Many leaders fail badly at this responsibility, announcing ambitious goals without resolving a good chunk of ambiguity about the specific obstacles to overcome.
Phyllis Buwalda who directed Future Mission Studies described the surface as hard and grainy with slopes of no more than fifteen degrees based on her intuition that the smoother parts of the earth were like that, so it was a good guess that the moon would be similar. Even though she really didn't know what the surface was like, she realized the engineers could not work without a specification. Her specification was a strategically chosen proximate objective that helped the engineers move the project along. Her specification helped absorb much of the ambiguity in the situation, passing on to the designers a simpler problem.

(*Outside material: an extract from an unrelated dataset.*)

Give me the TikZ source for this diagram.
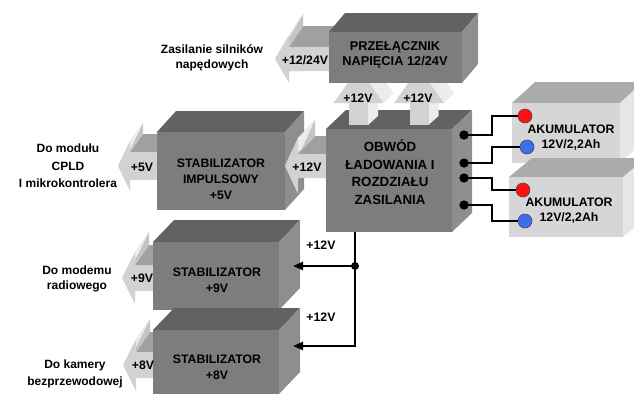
\documentclass[tikz,border=0pt]{standalone}
\usepackage{fontspec}
\setmainfont{Liberation Sans}
\usetikzlibrary{arrows.meta,calc}
\definecolor{dtopc}{HTML}{626262}
\definecolor{dfrontc}{HTML}{7D7D7D}
\definecolor{dsidec}{HTML}{8E8E8E}
\definecolor{ltopc}{HTML}{ABABAB}
\definecolor{lfrontc}{HTML}{D6D6D6}
\definecolor{lsidec}{HTML}{E6E6E6}
\definecolor{afrontc}{HTML}{D2D2D2}
\definecolor{abodyc}{HTML}{A0A0A0}
\definecolor{aslantc}{HTML}{ECECEC}
\definecolor{abackc}{HTML}{C4C4C4}
\definecolor{redc}{HTML}{FF1010}
\definecolor{bluec}{HTML}{3A6EF0}
\tikzset{
  dtop/.style={fill=dtopc}, dside/.style={fill=dsidec},
  dfront/.style={fill=dfrontc, inner sep=0pt, outer sep=0pt},
  ltop/.style={fill=ltopc}, lside/.style={fill=lsidec},
  lfront/.style={fill=lfrontc, inner sep=0pt, outer sep=0pt},
  afront/.style={fill=afrontc}, abody/.style={fill=abodyc},
  aslant/.style={fill=aslantc}, aback/.style={fill=abackc},
  txt/.style={align=center, inner sep=0pt, text=black},
  wire/.style={draw=black, line width=2pt},
  bus/.style={draw=black, line width=2.4pt, -{Triangle[length=10pt,width=8pt]}},
  pdot/.style={circle, fill=black, inner sep=0pt, minimum size=9pt},
  jdot/.style={circle, fill=black, inner sep=0pt, minimum size=8pt},
  rterm/.style={circle, fill=redc, draw=black!70, line width=0.6pt, inner sep=0pt, minimum size=14pt},
  bterm/.style={circle, fill=bluec, draw=black!70, line width=0.6pt, inner sep=0pt, minimum size=14pt}
}
% name x1 y1 x2 y2 dx dy kind(d/l)
\newcommand{\cube}[8]{%
  \fill[#8top] (#2,#3) -- (#4,#3) -- ({#4+#6},{#3-#7}) -- ({#2+#6},{#3-#7}) -- cycle;
  \fill[#8side] (#4,#3) -- ({#4+#6},{#3-#7}) -- ({#4+#6},{#5-#7}) -- (#4,#5) -- cycle;
  \node[#8front, anchor=north west, minimum width={#4-#2}, minimum height={#5-#3}] (#1) at (#2,#3) {};
}
% tipx yc xh H h xb dx dy
\newcommand{\larr}[8]{%
  \fill[abody] (#3,{#2-#5}) -- (#6,{#2-#5}) -- ({#6+#7},{#2-#5-#8}) -- ({#3+#7},{#2-#5-#8}) -- cycle;
  \fill[aback] (#3,{#2-#4}) -- (#3,{#2-#5}) -- ({#3+#7},{#2-#5-#8}) -- ({#3+#7},{#2-#4-#8}) -- cycle;
  \fill[aslant] (#1,#2) -- (#3,{#2-#4}) -- ({#3+#7},{#2-#4-#8}) -- ({#1+#7},{#2-#8}) -- cycle;
  \fill[afront] (#1,#2) -- (#3,{#2-#4}) -- (#3,{#2-#5}) -- (#6,{#2-#5}) -- (#6,{#2+#5}) -- (#3,{#2+#5}) -- (#3,{#2+#4}) -- cycle;
}
% up arrow, body centre x
\newcommand{\uarr}[1]{%
  \fill[aslant] ({#1+25},103) -- (#1,68) -- ({#1+10},58) -- ({#1+35},93) -- cycle;
  \fill[aslant] ({#1+9.5},103) -- ({#1+19.5},93) -- ({#1+19.5},116) -- ({#1+9.5},125) -- cycle;
  \fill[afront] ({#1-9.5},100) rectangle ({#1+9.5},125);
  \fill[afront] ({#1-25},103) -- ({#1+25},103) -- (#1,68) -- cycle;
}
\begin{document}
\begin{tikzpicture}[x=1pt, y=-1pt, font=\bfseries\fontsize{12.3}{16}\selectfont]
\useasboundingbox (0,0) rectangle (634,394);
% batteries
\cube{ak1}{512}{103}{620}{163}{23}{21}{l}
\cube{ak2}{509}{177}{623}{237}{23}{19}{l}
% impulse stabilizer
\larr{118}{166}{130}{25}{14}{157}{13}{18}
\cube{sti}{157}{132}{285}{210}{19}{21}{d}
\larr{285}{166}{298}{28}{12}{326}{17}{18}
% charging circuit
\cube{obw}{326}{129}{452}{232}{20}{19}{d}
\uarr{358.5}
\uarr{419}
% switch
\larr{275}{59}{289}{24}{12}{329}{14}{21}
\cube{prz}{329}{32}{462}{83}{16}{19}{d}
% 9V and 8V stabilizers
\larr{122}{278}{135}{26}{13}{153}{14}{20}
\cube{st9}{153}{242}{279}{310}{21}{22}{d}
\larr{123}{365}{136}{26}{13}{153}{14}{20}
\cube{st8}{153}{330}{279}{394}{21}{22}{d}
% bus
\coordinate (bt) at ($(obw.south west)+(29,0)$);
\node[jdot] (j) at (355,266) {};
\coordinate (bb) at (355,346);
\coordinate (in9) at (293,266);
\coordinate (in8) at (293,346);
\draw[bus] (bt) -- (bb) -- (in8);
\draw[bus] (j.center) -- (in9);
\node[txt] (l12a) at (321,245) {+12V};
\node[txt] (l12b) at (321,317) {+12V};
% terminals and wires
\node[pdot] (d1) at (464,135) {};
\node[pdot] (d2) at (464,163) {};
\node[pdot] (d3) at (464,178) {};
\node[pdot] (d4) at (464,205) {};
\node[rterm] (r1) at (525,116) {};
\node[bterm] (b1) at (527,147) {};
\node[rterm] (r2) at (523,190) {};
\node[bterm] (b2) at (525,221) {};
\draw[wire] (d1.center) -- ++(28,0) |- (r1);
\draw[wire] (d2.center) -- ++(28,0) |- (b1);
\draw[wire] (d3.center) -- ++(28,0) |- (r2);
\draw[wire] (d4.center) -- ++(28,0) |- (b2);
\node[pdot] at (d1) {};
\node[pdot] at (d2) {};
\node[pdot] at (d3) {};
\node[pdot] at (d4) {};
% box texts
\node[txt, font=\bfseries\fontsize{12.8}{15}\selectfont] (przt) at (395,55) {PRZEŁĄCZNIK\\NAPIĘCIA 12/24V};
\node[txt, font=\bfseries\fontsize{13.3}{17.5}\selectfont] (obwt) at (390,172) {OBWÓD\\ŁADOWANIA I\\ROZDZIAŁU\\ZASILANIA};
\node[txt] (stit) at (221,179) {STABILIZATOR\\IMPULSOWY\\+5V};
\node[txt] (st9t) at (217,280) {STABILIZATOR\\+9V};
\node[txt] (st8t) at (217,367) {STABILIZATOR\\+8V};
\node[txt, font=\bfseries\fontsize{12.3}{15}\selectfont] (ak1t) at (571,138) {AKUMULATOR\\12V/2,2Ah};
\node[txt, font=\bfseries\fontsize{12.3}{15}\selectfont] (ak2t) at (569,211) {AKUMULATOR\\12V/2,2Ah};
% arrow texts
\node[txt] (v1224) at (305,60) {+12/24V};
\node[txt] (v12a) at (358,98) {+12V};
\node[txt] (v12b) at (418,98) {+12V};
\node[txt] (v12c) at (307,167) {+12V};
\node[txt] (v5) at (142,167) {+5V};
\node[txt] (v9) at (142,278) {+9V};
\node[txt] (v8) at (143,365) {+8V};
% outside labels
\node[txt, font=\bfseries\fontsize{12}{15}\selectfont] (zas) at (212,58) {Zasilanie silników\\napędowych};
\node[txt, font=\bfseries\fontsize{12}{17.5}\selectfont] (cpld) at (68,166) {Do modułu\\CPLD\\I mikrokontrolera};
\node[txt, font=\bfseries\fontsize{12}{15}\selectfont] (mod) at (77,279) {Do modemu\\radiowego};
\node[txt, font=\bfseries\fontsize{12}{17}\selectfont] (kam) at (75,374) {Do kamery\\bezprzewodowej};
\end{tikzpicture}
\end{document}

Phyllis's insight that the engineers can't work without a specification applies to most organized human effort. Every organization faces a situation where the full complexity and ambiguity of the situation is daunting. An important duty of any leader is to absorb a large part of that complexity and ambiguity, passing on to the organization a simpler problem--one that is solvable. Many leaders fail badly at this responsibility, announcing ambitious goals without resolving a good chunk of ambiguity about the specific obstacles to overcome.
ACTION POINT: To take responsibility is more than a willingness to accept the blame. It is setting proximate objectives and handing the organization a problem it can actually solve.